1. Path to Decision: Each path from the root to a leaf node represents a set of conditions that lead to a final classification (either "safe" or "not safe").
2. Gini Impurity: A Gini index of 0 indicates perfect purity (all samples in a node fall into a single category). Nodes are created by selecting splits that decrease the Gini impurity among child nodes compared to their parent node.

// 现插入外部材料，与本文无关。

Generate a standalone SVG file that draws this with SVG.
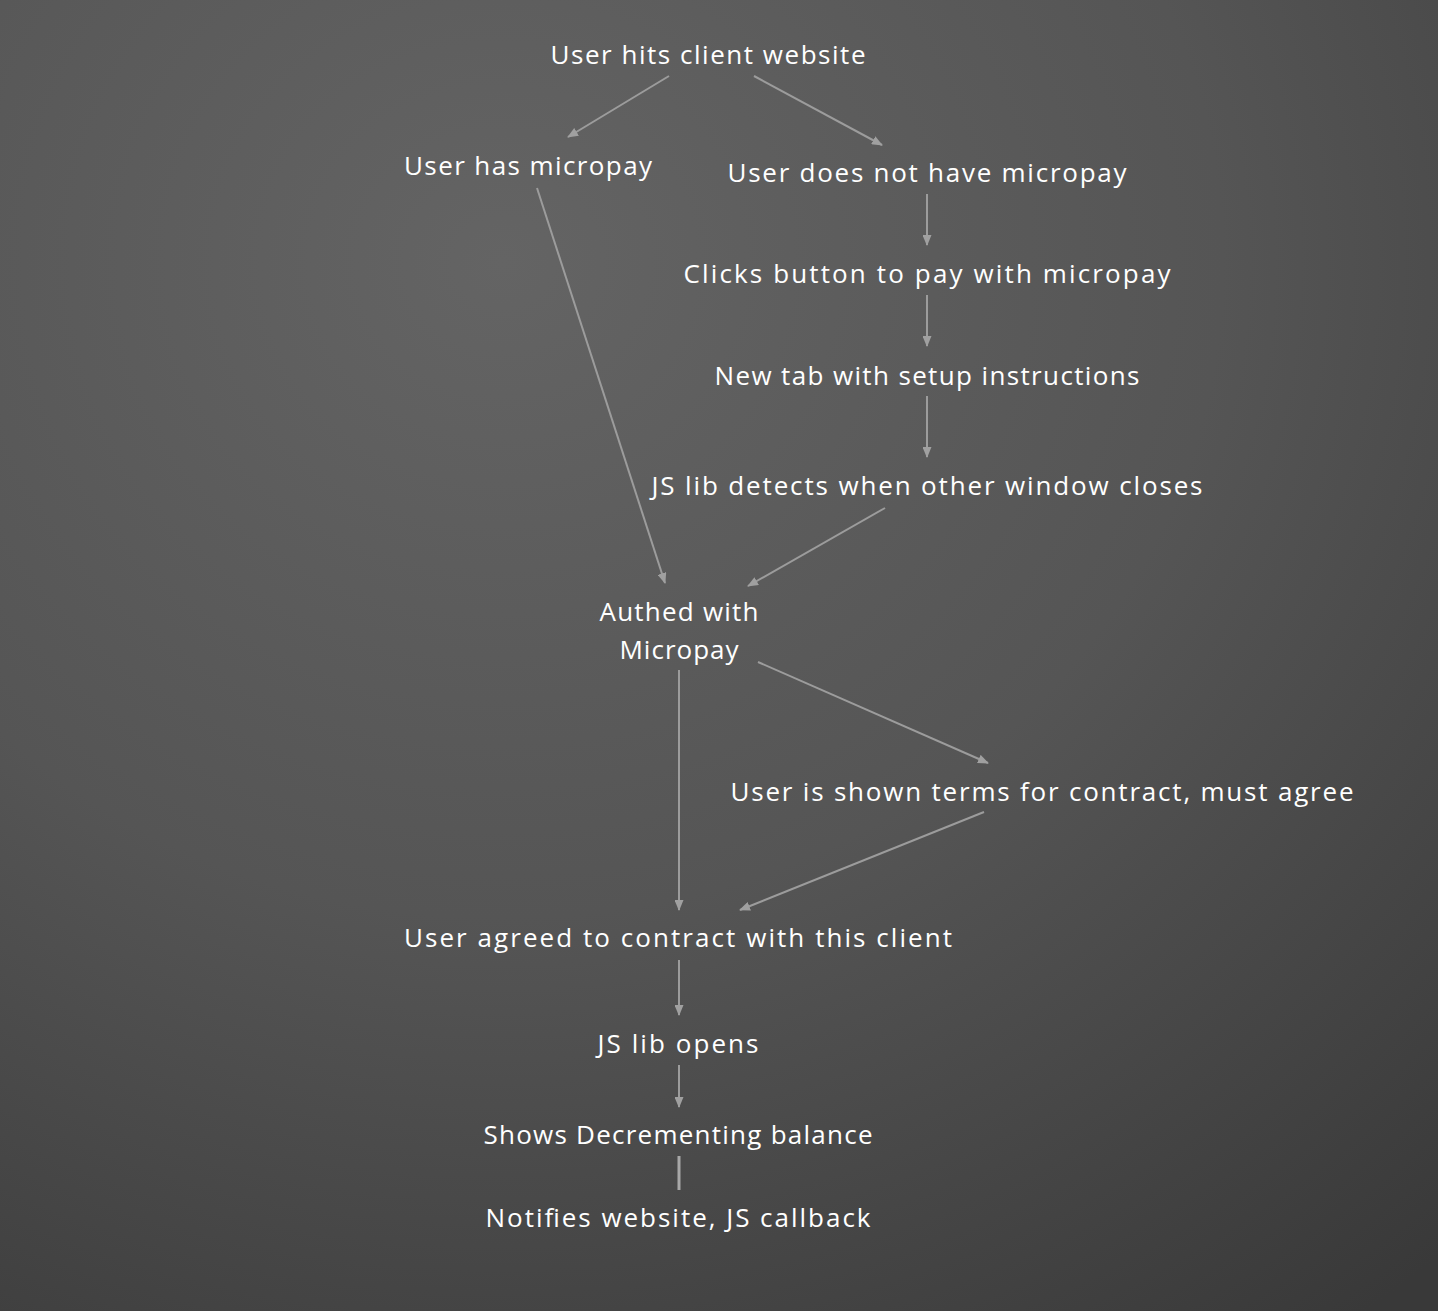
<svg xmlns="http://www.w3.org/2000/svg" width="1438" height="1311" viewBox="0 0 1438 1311">
<defs>
<radialGradient id="bg" cx="0.35" cy="0.2" r="1.0">
<stop offset="0" stop-color="#646464"/>
<stop offset="0.5" stop-color="#555555"/>
<stop offset="1" stop-color="#393939"/>
</radialGradient>
<marker id="ah" markerWidth="11" markerHeight="9" refX="10" refY="4.5" orient="auto" markerUnits="userSpaceOnUse">
<path d="M0,0 L11,4.5 L0,9 Z" fill="#a0a0a0"/>
</marker>
<style>
.t{font-family:"Open Sans","Noto Sans",sans-serif;font-size:26px;fill:#ffffff;text-anchor:middle}
.c{stroke:#9c9c9c;stroke-width:2;fill:none}
</style>
</defs>
<rect width="1438" height="1311" fill="url(#bg)"/>
<g id="connectors">
<line class="c" x1="669" y1="76" x2="568" y2="137" marker-end="url(#ah)"/>
<line class="c" x1="754" y1="76" x2="882" y2="145" marker-end="url(#ah)"/>
<line class="c" x1="537" y1="188" x2="665" y2="583" marker-end="url(#ah)"/>
<line class="c" x1="927" y1="194" x2="927" y2="245" marker-end="url(#ah)"/>
<line class="c" x1="927" y1="295" x2="927" y2="346" marker-end="url(#ah)"/>
<line class="c" x1="927" y1="396" x2="927" y2="457" marker-end="url(#ah)"/>
<line class="c" x1="885" y1="508" x2="748" y2="586" marker-end="url(#ah)"/>
<line class="c" x1="758" y1="662" x2="988" y2="763" marker-end="url(#ah)"/>
<line class="c" x1="679" y1="670" x2="679" y2="910" marker-end="url(#ah)"/>
<line class="c" x1="984" y1="812" x2="740" y2="910" marker-end="url(#ah)"/>
<line class="c" x1="679" y1="960" x2="679" y2="1015" marker-end="url(#ah)"/>
<line class="c" x1="679" y1="1065" x2="679" y2="1107" marker-end="url(#ah)"/>
<line x1="679" y1="1156" x2="679" y2="1190" stroke="#a8a8a8" stroke-width="3"/>
</g>
<g id="n1"><text class="t" x="708" y="64" textLength="315">User hits client website</text></g>
<g id="n2"><text class="t" x="528" y="175" textLength="248">User has micropay</text></g>
<g id="n3"><text class="t" x="927" y="182" textLength="399">User does not have micropay</text></g>
<g id="n4"><text class="t" x="927" y="283" textLength="487">Clicks button to pay with micropay</text></g>
<g id="n5"><text class="t" x="927" y="385" textLength="425">New tab with setup instructions</text></g>
<g id="n6"><text class="t" x="927" y="495" textLength="551">JS lib detects when other window closes</text></g>
<g id="n7"><text class="t" x="679" y="621" textLength="159">Authed with</text><text class="t" x="679" y="659" textLength="119">Micropay</text></g>
<g id="n8"><text class="t" x="1042" y="801" textLength="623">User is shown terms for contract, must agree</text></g>
<g id="n9"><text class="t" x="678" y="947" textLength="548">User agreed to contract with this client</text></g>
<g id="n10"><text class="t" x="678" y="1053" textLength="161">JS lib opens</text></g>
<g id="n11"><text class="t" x="678" y="1144" textLength="389">Shows Decrementing balance</text></g>
<g id="n12"><text class="t" x="678" y="1227" textLength="385">Notifies website, JS callback</text></g>
</svg>
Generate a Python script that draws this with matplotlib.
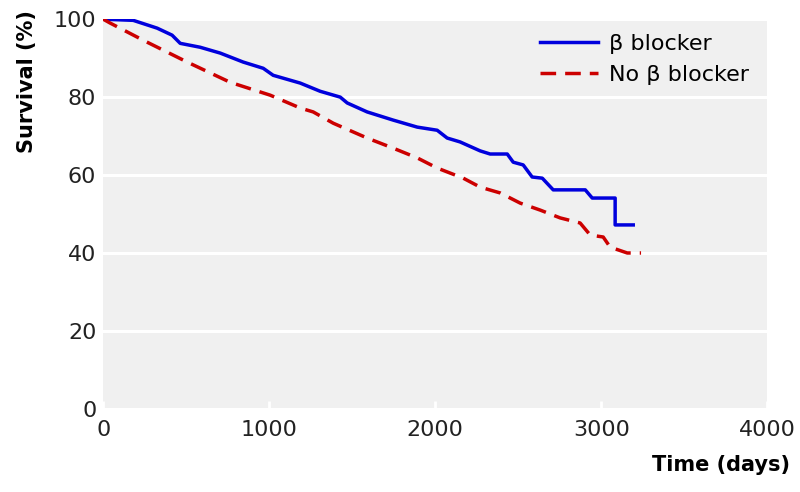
import matplotlib
matplotlib.use("Agg")
import matplotlib.pyplot as plt

plt.rcParams['font.family'] = ['DejaVu Sans']

# beta blocker group
bb_days = [0, 181, 325, 415, 464, 584, 705, 843, 964, 1024, 1187, 1307, 1428,
           1470, 1590, 1747, 1892, 2012, 2072, 2150, 2271, 2331, 2434, 2470,
           2530, 2584, 2645, 2711, 2904, 2946, 3084, 3084, 3193]
bb_surv = [100, 99.7, 97.7, 95.9, 93.8, 92.8, 91.3, 89, 87.4, 85.6, 83.6, 81.5,
           80, 78.5, 76.2, 74.1, 72.3, 71.5, 69.5, 68.5, 66.2, 65.4, 65.4, 63.3,
           62.6, 59.5, 59.2, 56.2, 56.2, 54.1, 54.1, 47.2, 47.2]

# no beta blocker group
nb_days = [0, 42, 241, 506, 765, 1006, 1187, 1265, 1386, 1590, 1747, 1892,
           2012, 2169, 2271, 2392, 2512, 2633, 2753, 2873, 2934, 3012, 3054,
           3157, 3240]
nb_surv = [100, 99, 94.6, 89, 83.8, 80.5, 77.2, 76.2, 73.3, 69.5, 66.9, 64.4,
           61.8, 59.2, 56.9, 55.4, 52.8, 51, 49, 47.7, 44.6, 44.1, 41.5, 40, 40]

x_ticks = [0, 1000, 2000, 3000, 4000]
y_ticks = [0, 20, 40, 60, 80, 100]

fig = plt.figure(figsize=(8, 4.92), dpi=100)
ax = fig.add_axes([0.129, 0.169, 0.83, 0.792])
ax.set_facecolor('#f0f0f0')

ax.plot(bb_days, bb_surv, color='#0000dd', lw=2.5, label='β blocker')
ax.plot(nb_days, nb_surv, color='#cc0000', lw=2.5, ls=(0, (4.5, 2.6)),
        label='No β blocker')

ax.set_xlim(0, 4000)
ax.set_ylim(0, 100)
ax.set_xticks(x_ticks)
ax.set_yticks(y_ticks)
ax.grid(axis='y', color='white', lw=2.2)
ax.set_axisbelow(True)
for s in ax.spines.values():
    s.set_visible(False)
ax.tick_params(axis='x', direction='in', color='white', length=6, width=2,
               labelsize=16, pad=8, labelcolor='#222222')
ax.tick_params(axis='y', length=0, labelsize=16, pad=5, labelcolor='#222222')

# axis titles sit at the top / right ends like the original
fig.text(27 / 800, 1 - 10 / 492, 'Survival (%)', fontsize=15,
         fontweight='bold', rotation=90, ha='center', va='top')
fig.text(0.988, 0.035, 'Time (days)', fontsize=15, fontweight='bold',
         ha='right', va='bottom')

ax.legend(loc='upper right', frameon=False, fontsize=16, handlelength=2.6,
          bbox_to_anchor=(1.003, 1.013), labelspacing=0.5, handletextpad=0.5)

fig.savefig('out.png', dpi=100)
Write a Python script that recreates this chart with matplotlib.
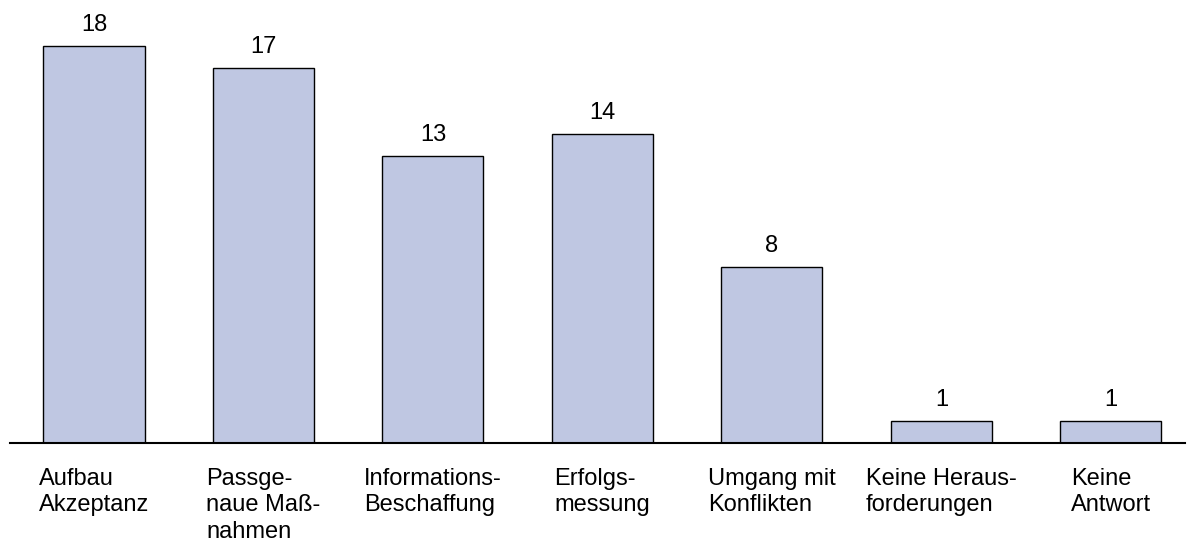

3. Class Labels: These show the decision at each node, based on the majority of samples’ classification if no further split can achieve better purity or other stopping criteria have been met (like maximum depth or minimum sample size at a node).

This decision tree helps in making predictions by tracing through the tree with the values of the features in the dataset, following branches according to these values until a leaf node is reached, which gives the prediction.